Explicit mappings between GDM parameters and underlying model microphysics are derived in various limits for each scenario. The paper cautions against negative $c_s^2$ or $c_{\text{vis}}^2$ values, as these induce instabilities, and emphasizes that any mapping to GDM is only valid in regimes where the effective imperfect-fluid description holds.

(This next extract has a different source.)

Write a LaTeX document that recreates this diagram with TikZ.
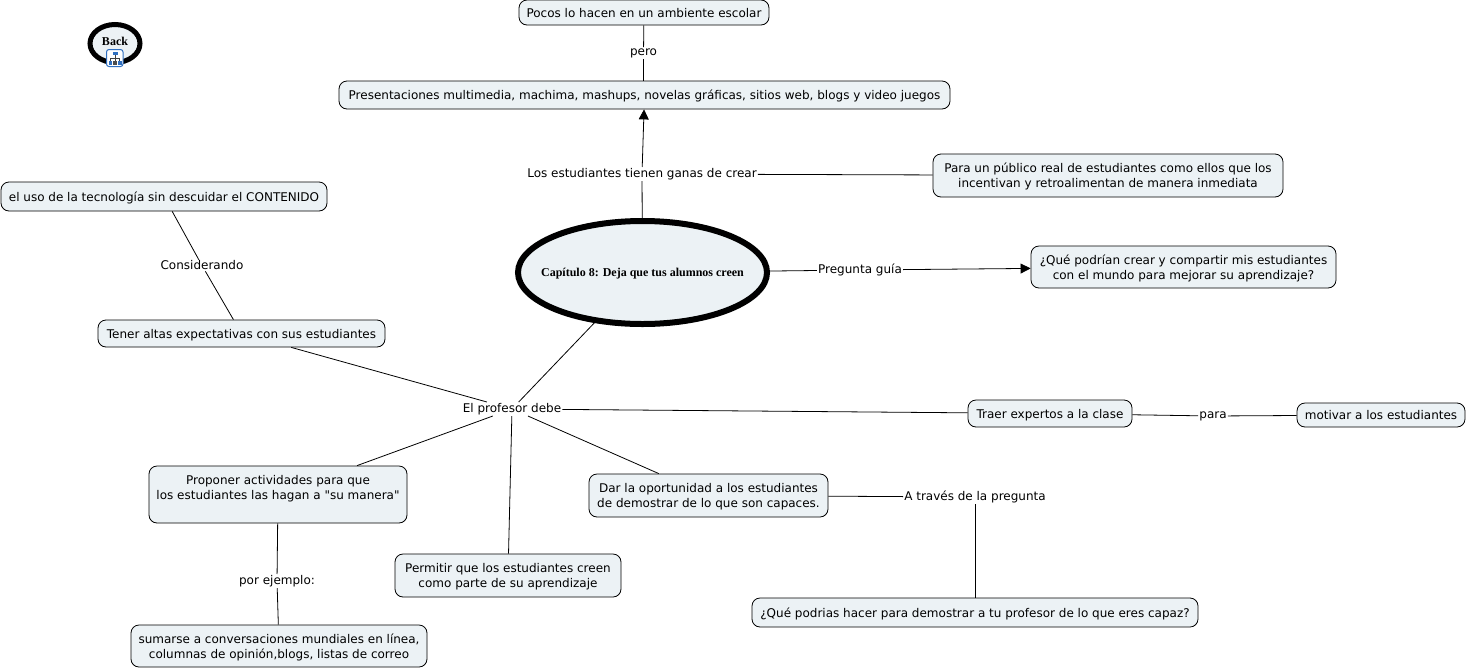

Extensions and Theoretical Implications

• The GDM model provides a unifying language for testing a vast class of DM microphysical models with cosmological data. Its closure relations are shown to generally reproduce the linear evolution of perturbations in a host of physically-motivated contexts.
• Future extensions should focus on time- and scale-dependent parameterizations, non-linear structure formation, and explicit inclusion of more general entropy production (e.g., models with bulk viscosity).
• The observed near-degeneracy of $c_s^2$ and $c_{\text{vis}}^2$ in the CMB is expected to be broken by inclusion of small-scale LSS and Ly-$\alpha$ data, which probe the detailed evolution of matter fluctuations at late times.

Conclusion

The work provides an authoritative, systematic, and technical account of the GDM model as both a phenomenological tool and an effective field theory framework for DM phenomenology. The main results are:

• The GDM model robustly constrains departures from CDM on both background and perturbative levels using CMB and LSS observables.
• Strong, quantitative limits on GDM parameters have been obtained, enforcing the effective coldness, non-viscosity, and pressurelessness of DM within the sensitivity of current and near-future probes.
• Mapping between GDM parameters and microphysical (or effective) DM models is explicit in a wide class of scenarios, with the GDM formalism capturing the linear phenomenology of imperfect fluid models.
• Extensions to nonlinear regime, redshift- and scale-dependence, and inclusion of energy exchanges or more general non-adiabaticities are essential for leveraging future high-precision cosmological data to further constrain or reveal new DM microphysics.

The GDM paradigm thus provides a powerful bridge between data-driven and theoretical approaches to the nature of dark matter and its cosmological role.